DATA PROVIDED –
* begin *

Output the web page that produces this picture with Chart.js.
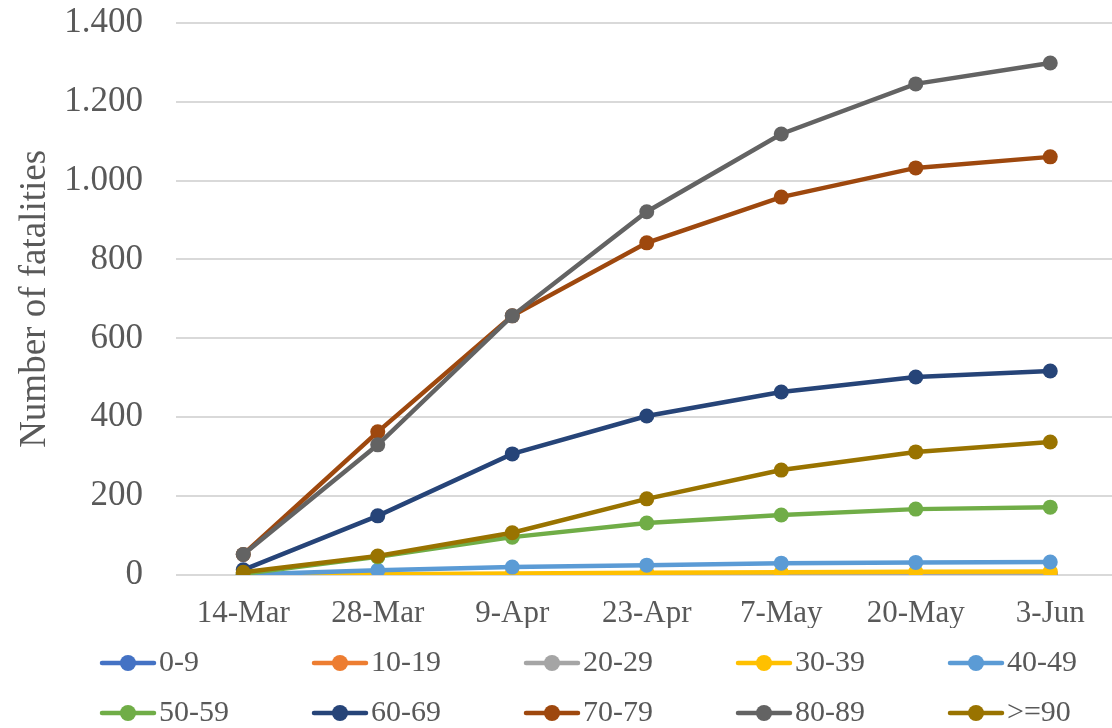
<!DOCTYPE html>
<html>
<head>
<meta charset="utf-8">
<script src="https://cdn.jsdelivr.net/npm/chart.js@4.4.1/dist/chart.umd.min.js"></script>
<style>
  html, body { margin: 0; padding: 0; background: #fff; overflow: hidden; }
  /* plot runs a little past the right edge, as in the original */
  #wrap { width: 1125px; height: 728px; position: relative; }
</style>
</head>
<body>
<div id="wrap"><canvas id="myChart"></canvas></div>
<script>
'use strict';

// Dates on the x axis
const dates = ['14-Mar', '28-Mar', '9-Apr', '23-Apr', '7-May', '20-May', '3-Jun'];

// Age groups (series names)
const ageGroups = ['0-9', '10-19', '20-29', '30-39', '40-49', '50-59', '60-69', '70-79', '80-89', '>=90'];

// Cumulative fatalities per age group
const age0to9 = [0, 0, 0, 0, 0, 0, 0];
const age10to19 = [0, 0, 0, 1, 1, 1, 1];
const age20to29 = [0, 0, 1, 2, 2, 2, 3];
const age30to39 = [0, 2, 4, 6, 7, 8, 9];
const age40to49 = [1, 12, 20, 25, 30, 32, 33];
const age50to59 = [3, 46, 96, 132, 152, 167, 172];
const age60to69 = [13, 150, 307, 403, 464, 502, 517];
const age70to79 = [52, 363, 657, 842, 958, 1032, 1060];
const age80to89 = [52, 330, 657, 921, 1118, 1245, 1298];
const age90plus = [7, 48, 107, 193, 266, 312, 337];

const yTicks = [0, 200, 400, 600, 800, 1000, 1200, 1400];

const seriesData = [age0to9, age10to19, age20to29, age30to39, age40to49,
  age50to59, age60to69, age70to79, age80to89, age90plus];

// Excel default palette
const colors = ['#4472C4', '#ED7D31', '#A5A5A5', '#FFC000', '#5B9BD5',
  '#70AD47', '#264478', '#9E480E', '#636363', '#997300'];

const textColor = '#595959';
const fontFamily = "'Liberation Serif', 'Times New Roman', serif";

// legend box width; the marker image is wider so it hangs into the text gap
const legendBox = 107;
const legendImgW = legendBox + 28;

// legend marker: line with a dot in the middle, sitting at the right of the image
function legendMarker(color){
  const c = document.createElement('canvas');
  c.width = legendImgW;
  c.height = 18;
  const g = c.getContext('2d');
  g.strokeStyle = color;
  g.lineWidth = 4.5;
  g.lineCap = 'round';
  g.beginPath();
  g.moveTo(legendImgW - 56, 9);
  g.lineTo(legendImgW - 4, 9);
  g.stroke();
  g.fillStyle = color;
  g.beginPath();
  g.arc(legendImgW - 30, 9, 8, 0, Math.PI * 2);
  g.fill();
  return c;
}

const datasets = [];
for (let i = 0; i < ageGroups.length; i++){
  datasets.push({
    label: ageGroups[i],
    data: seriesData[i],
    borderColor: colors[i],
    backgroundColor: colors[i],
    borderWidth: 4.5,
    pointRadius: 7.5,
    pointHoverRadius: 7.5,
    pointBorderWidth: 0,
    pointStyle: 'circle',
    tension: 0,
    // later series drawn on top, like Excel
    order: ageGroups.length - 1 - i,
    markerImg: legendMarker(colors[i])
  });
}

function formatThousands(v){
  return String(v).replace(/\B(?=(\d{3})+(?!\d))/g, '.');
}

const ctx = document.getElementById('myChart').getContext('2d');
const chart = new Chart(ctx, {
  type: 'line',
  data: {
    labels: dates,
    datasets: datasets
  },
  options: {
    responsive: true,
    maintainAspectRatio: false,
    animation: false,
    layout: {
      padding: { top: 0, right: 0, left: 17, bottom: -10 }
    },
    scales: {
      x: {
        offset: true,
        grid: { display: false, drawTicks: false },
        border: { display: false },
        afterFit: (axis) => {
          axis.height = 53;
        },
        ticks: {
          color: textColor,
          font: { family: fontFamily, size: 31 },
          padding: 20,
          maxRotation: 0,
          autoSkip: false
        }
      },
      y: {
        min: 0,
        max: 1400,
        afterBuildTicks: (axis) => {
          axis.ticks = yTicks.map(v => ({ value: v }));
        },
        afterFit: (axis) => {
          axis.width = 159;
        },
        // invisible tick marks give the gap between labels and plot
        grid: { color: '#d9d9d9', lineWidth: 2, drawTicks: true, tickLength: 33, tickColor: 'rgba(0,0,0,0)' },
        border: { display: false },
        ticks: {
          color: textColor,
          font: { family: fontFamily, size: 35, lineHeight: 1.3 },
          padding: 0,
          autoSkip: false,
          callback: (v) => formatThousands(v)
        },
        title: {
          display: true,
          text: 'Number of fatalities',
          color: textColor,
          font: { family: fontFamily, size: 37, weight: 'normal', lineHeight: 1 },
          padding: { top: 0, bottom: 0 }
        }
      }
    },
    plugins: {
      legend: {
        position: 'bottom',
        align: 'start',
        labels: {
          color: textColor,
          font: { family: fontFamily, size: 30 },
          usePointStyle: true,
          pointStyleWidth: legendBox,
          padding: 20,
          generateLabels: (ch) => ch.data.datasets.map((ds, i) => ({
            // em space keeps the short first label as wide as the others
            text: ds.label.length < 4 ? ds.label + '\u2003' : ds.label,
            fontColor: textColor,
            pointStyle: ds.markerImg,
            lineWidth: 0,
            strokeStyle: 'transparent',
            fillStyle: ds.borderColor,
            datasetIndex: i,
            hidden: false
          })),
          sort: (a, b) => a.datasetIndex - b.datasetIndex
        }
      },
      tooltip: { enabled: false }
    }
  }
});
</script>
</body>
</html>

* end *

INSTRUCTIONS TO FOLLOW –
Find each line holding "with". Copy it out.

SOLUTION TO THE PROBLEM –
Output the web page that produces this picture with Chart.js.
// legend marker: line with a dot in the middle, sitting at the right of the image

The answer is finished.